Itu setahun lebih berlalu, ketika Pak Jokowi masih calon presiden dan awal sekali sebagai presiden. “wajar” kala itu terjadi karena namanya kampanye di dunia yang masih belajar demokrasi masih “bisa dimaklumi”. Hal senada hadir lagi. Kali ini tentu berbeda, yang dikata-katakan adalah presiden. Suka atau tidak beliau telah menjadi RI-1, memangnya Pak Jokowi hanya menjadi presiden sebagian saja? Tentu tidak bukan? Apakah yang tidak suka kenaikan BBM juga harganya tetap murah? Jelas tidak.

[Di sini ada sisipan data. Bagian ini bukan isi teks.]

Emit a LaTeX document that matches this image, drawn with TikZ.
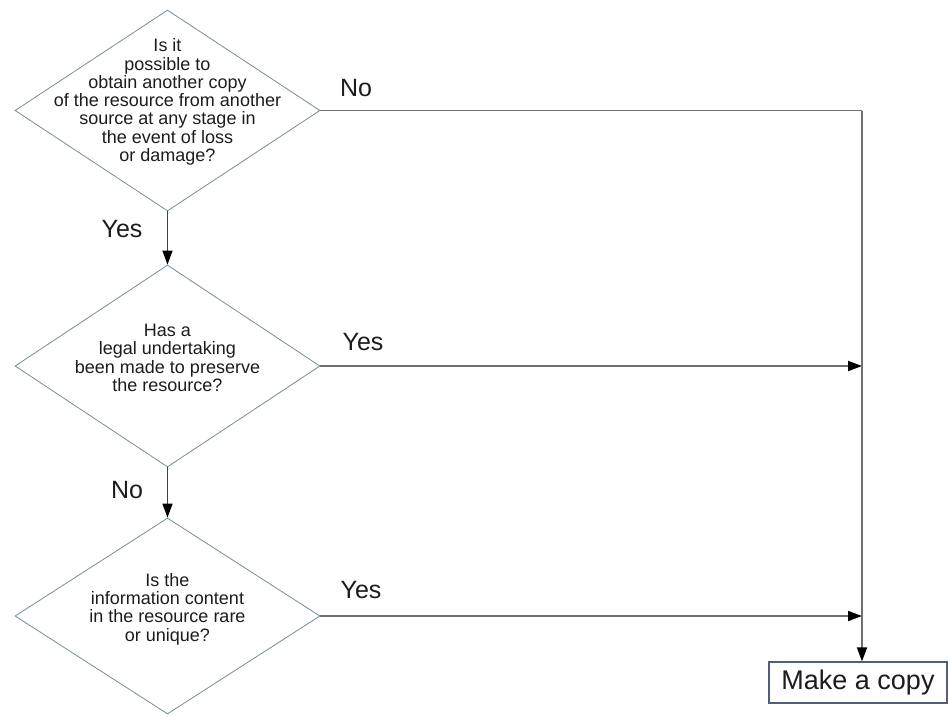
\documentclass[tikz,border=0pt]{standalone}
\usepackage{fontspec}
\setmainfont{Liberation Sans}
\usetikzlibrary{arrows.meta}
\usetikzlibrary{shapes.geometric}
\definecolor{rautenrand}{RGB}{118,140,152}
\definecolor{strich}{RGB}{112,112,112}
\definecolor{kastenrand}{RGB}{84,94,120}
\definecolor{schrift}{RGB}{28,28,28}

\begin{document}
\begin{tikzpicture}[x=1pt, y=-1pt,
	frage/.style={draw=rautenrand, thick, shape=diamond, minimum width=305pt, minimum height=#1, inner sep=0pt},
	fragetext/.style={align=center, font=\fontsize{18}{18.3}\selectfont, text=schrift},
	antwort/.style={font=\fontsize{25}{30}\selectfont, text=schrift, inner sep=0pt},
	quer/.style={draw=strich, line width=1.8pt},
	runter/.style={draw=black!75, line width=1.4pt, -{Triangle[length=14pt,width=10pt,color=black]}},
	rechts/.style={quer, -{Triangle[length=14pt,width=10pt,color=black]}}]

	\useasboundingbox (0,0) rectangle (948,716);

	% Frage 1
	\node[frage=201pt] (F1) at (167.5,110.5) {};
	\node[fragetext] (T1) at (167.5,102) {Is it\\possible to\\obtain another copy\\of the resource from another\\source at any stage in\\the event of loss\\or damage?};

	% Frage 2
	\node[frage=202pt] (F2) at (167.5,366) {};
	\node[fragetext] (T2) at (167.5,358) {Has a\\legal undertaking\\been made to preserve\\the resource?};

	% Frage 3
	\node[frage=196pt] (F3) at (167.5,616) {};
	\node[fragetext] (T3) at (167.5,609) {Is the\\information content\\in the resource rare\\or unique?};

	% Ergebnis
	\node[draw=kastenrand, line width=1.2pt, rectangle, minimum width=178pt, minimum height=41pt, font=\fontsize{27}{32}\selectfont, text=schrift] (K) at (858,682.5) {Make a copy};
	\coordinate (S) at (862,110.5);

	% Verbindungen
	\draw[runter] (F1.south) -- (F2.north);
	\draw[runter] (F2.south) -- (F3.north);
	\draw[quer] (F1.east) -- (S);
	\draw[rechts] (F2.east) -- (S |- F2.east);
	\draw[rechts] (F3.east) -- (S |- F3.east);
	\draw[quer, -{Triangle[length=14pt,width=10pt,color=black]}] (S) -- (S |- K.north);

	% Antworten
	\node[antwort] (A1) at (356,88) {No};
	\node[antwort] (A2) at (122,229) {Yes};
	\node[antwort] (A3) at (363,342) {Yes};
	\node[antwort] (A4) at (127,490) {No};
	\node[antwort] (A5) at (361,590) {Yes};

\end{tikzpicture}
\end{document}
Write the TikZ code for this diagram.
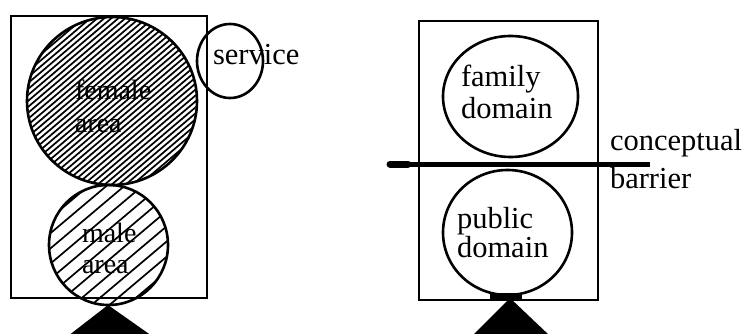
\documentclass[tikz,border=0pt]{standalone}
\usepackage{fontspec}
\setmainfont{Liberation Serif}
\usetikzlibrary{shapes.geometric}
\begin{document}
\begin{tikzpicture}[x=1pt,y=-1pt,
  outline/.style={draw=black,line width=2.6pt,inner sep=0pt,outer sep=0pt},
  ring/.style={outline,ellipse},
  box/.style={outline,rectangle},
  hatch/.style={line width=1.7pt},
  lbl/.style={inner sep=0pt,outer sep=0pt,align=left,font=\fontsize{30.5}{32}\selectfont},
  arealbl/.style={lbl,font=\fontsize{28}{31}\selectfont},
  sidelbl/.style={lbl,font=\fontsize{30.5}{38}\selectfont}]
\useasboundingbox[fill=white] (0,0) rectangle (746,334);

% hatching
\begin{scope}
  \clip (112,101) circle [radius=84pt];
  \foreach \d in {-280,-273,...,280}
    \draw[hatch] ({112+\d-120},{101+102}) -- ++(240,-204);
\end{scope}
\begin{scope}
  \clip (108.5,245) circle [radius=60pt];
  \foreach \d in {-216,-198,...,216}
    \draw[hatch] ({108.5+\d-90},{245+76}) -- ++(180,-152);
\end{scope}

% left figure
\node[box,minimum width=196,minimum height=282] (lrect) at (109,157) {};
\node[ring,minimum width=170,minimum height=168] (female) at (112,101) {};
\node[ring,minimum width=119,minimum height=120] (male) at (108.5,245) {};
\node[ring,minimum width=66,minimum height=74] (service) at (230,61) {};
\node[arealbl,anchor=north west] (femaletxt) at (75,80) {female\\[2pt]area};
\node[arealbl,anchor=north west] (maletxt) at (82,223) {male\\area};
\node[lbl,anchor=base west] (servicetxt) at (213,65) {service};
\fill (108,305) -- (68,336) -- (152,336) -- cycle;

% right figure
\node[box,minimum width=179,minimum height=279] (rrect) at (508.5,160.5) {};
\node[ring,minimum width=135,minimum height=121] (family) at (510.5,96.5) {};
\node[ring,minimum width=129,minimum height=125] (public) at (507.5,232.5) {};
\node[lbl,anchor=north west] (familytxt) at (461,65) {family\\domain};
\node[lbl,anchor=north west] (publictxt) at (457,207) {public\\[-3pt]domain};
\coordinate (barL) at (390,164);
\coordinate (barM) at (408,164);
\coordinate (barR) at (650,164);
\draw[line width=5pt] (barL) -- (barR);
\draw[line width=7pt,line cap=round] (barL) -- (barM);
\node[sidelbl,anchor=north west] (barriertxt) at (610,129) {conceptual\\barrier};
\fill (490,293) rectangle (522,300);
\fill (510,298) -- (472,336) -- (550,336) -- cycle;
\end{tikzpicture}
\end{document}
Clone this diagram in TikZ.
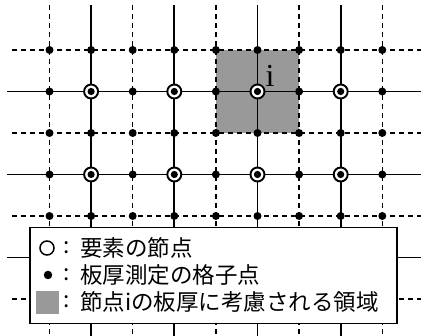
\documentclass[tikz,border=0pt]{standalone}
\usepackage{fontspec}
\newfontfamily\cjk{Noto Sans CJK JP}
\newfontfamily\serifi{Liberation Serif}
\begin{document}
\begin{tikzpicture}[x=1pt,y=-1pt,
  solidline/.style={line width=1.7pt},
  dashline/.style={line width=1.3pt, dash pattern=on 5pt off 4pt},
  gdot/.style={circle, fill=black, inner sep=0pt, minimum size=8pt},
  enode/.style={circle, draw=black, line width=1.9pt, fill=white, inner sep=0pt, minimum size=14pt,
    path picture={\fill[black] (path picture bounding box.center) circle (3.6pt);}},
  regionfill/.style={fill=black!40},
  legtext/.style={font=\cjk\fontsize{22.5}{24}\selectfont, anchor=west, inner sep=0pt}]
\useasboundingbox (0,0) rectangle (421,336);
% grid coordinates
\foreach \i in {0,...,8}{
  \foreach \j in {0,...,6}{
    \coordinate (g\i-\j) at ({49.5+41.6*\i},{50+41.5*\j});
  }
  \coordinate (t\i) at ({49.5+41.6*\i},5);
  \coordinate (b\i) at ({49.5+41.6*\i},336);
}
\foreach \j in {0,...,6}{
  \coordinate (ls\j) at (7,{50+41.5*\j});
  \coordinate (ld\j) at (12,{50+41.5*\j});
  \coordinate (r\j) at (421,{50+41.5*\j});
}
% region of node i
\fill[regionfill] (g4-0) rectangle (g6-2);
% grid lines
\foreach \i in {0,2,4,6,8} \draw[dashline] (t\i) -- (b\i);
\foreach \i in {1,3,5,7} \draw[solidline] (t\i) -- (b\i);
\foreach \j in {0,2,4,6} \draw[dashline] (ld\j) -- (r\j);
\foreach \j in {1,3,5} \draw[solidline] (ls\j) -- (r\j);
% measurement points
\foreach \i in {0,...,8}{
  \foreach \j in {0,...,4}{
    \node[gdot] (d\i-\j) at (g\i-\j) {};
  }
}
% element nodes
\foreach \i in {1,3,5,7}{
  \foreach \j in {1,3}{
    \node[enode] (e\i-\j) at (g\i-\j) {};
  }
}
\node[font=\serifi\fontsize{32}{32}\selectfont, anchor=base, inner sep=0pt] (ilabel) at (270,87) {i};
% legend
\node[draw=black, line width=1.5pt, fill=white, anchor=north west, inner sep=0pt,
      minimum width=367pt, minimum height=96pt] (legend) at (29,227) {};
\node[circle, draw=black, line width=1.5pt, fill=white, inner sep=0pt, minimum size=14pt] (sym1) at (47,248) {};
\node[circle, fill=black, inner sep=0pt, minimum size=8.5pt] (sym2) at (48,275) {};
\node[regionfill, inner sep=0pt, minimum size=23pt] (sym3) at (47.5,302.5) {};
\node[legtext, anchor=center] (c1) at (67,248) {:};
\node[legtext, anchor=center] (c2) at (67,275) {:};
\node[legtext, anchor=center] (c3) at (67,302) {:};
\node[legtext] (t1) at (80,248) {要素の節点};
\node[legtext] (t2) at (80,275) {板厚測定の格子点};
\node[legtext] (t3) at (80,302) {節点iの板厚に考慮される領域};
\end{tikzpicture}
\end{document}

Yang tidak suka dengan adanya kartu pintar, namun anaknya mendapat apakah dikembalikan? DPR terutama Fadli Zon dan Fakhri Hamzah selalu saja mencela dan menilai presiden sebagai buruk, namun menerima juga tunjangan kenaikan yang “disetujui” presiden, dan tidak terdengar mengembalikan dana itu seperti anggota dewan dari Nasdem. Biar saja mereka berdua yang tidak punya kemaluan itu. Janganlah rakyat ikut-ikutan.
Soal kancing jas presiden, soal cara berjalan dan naik pesawat yang berbeda dengan Pak Beye, soal penerimaan oleh Obama, (hal ini soal kebiasaan di sana), malah ada yang mengupas soal”pemadam kebakaran” segala, padahal salah paham. Terakhir mengenai pertemuan dengan salah suku yang menjadi korban asap di Sumatera. Ini bukan soal kritik, namun soal mencela. Ranahnya bukan lagi kritikan namun celaan, ketika hal itu berkaitan dengan subyektifitas.
Sikap Kapolri dulu dan kini.
Pak Tarman dulu diam dan tidak mengambil tindakan yang semestinya. Perilaku buat calon presiden kalau sudah berlebihan tentu perlu juga diambil tindakan. Namun hal itu tidak dilakukan dengan berbagai pertimbangan dan tentunya sangat masak di tengah keadaan kala itu.
Kini, Surat Edaran Kapolri tentu sangat menohok. Pertama yang akan jadi “korban” naga-naganya, adalah pengunggah soal pertemuan presiden dengan salah satu kelompok rakyatnya. Hal ini, yang beberapa waktu yang lalu hanya sebagai bahan “guyon”-an kali ini bisa menjadi persoalan serius. Pidana bisa menjerat pelakunya. Memang surat edaran mengenai kebencian ini luas bukan hanya untuk penghina presiden namun juga pelaku penebar kebencian agama, ras, dan sejenisnya. Tentu berbeda dengan masa lalu yang fokus pada penghinaan presiden.
Perhatian
Surat edaran yang bagus dan menarik sehingga bisa menjadikan bangsa ini lebih beradab dan beretika di dunia maya sama dengan dunia nyata. Hati-hati dan perlu perhatian sehingga tidak dipakai sebagai penghukum orang hanya karena kebencian sekelompok orang. Kapolri memang mengatakan tidak akan dengan begitu saja ada tuntutan pidana, akan ada mediasi, keterangan ahli, dan penangan lain.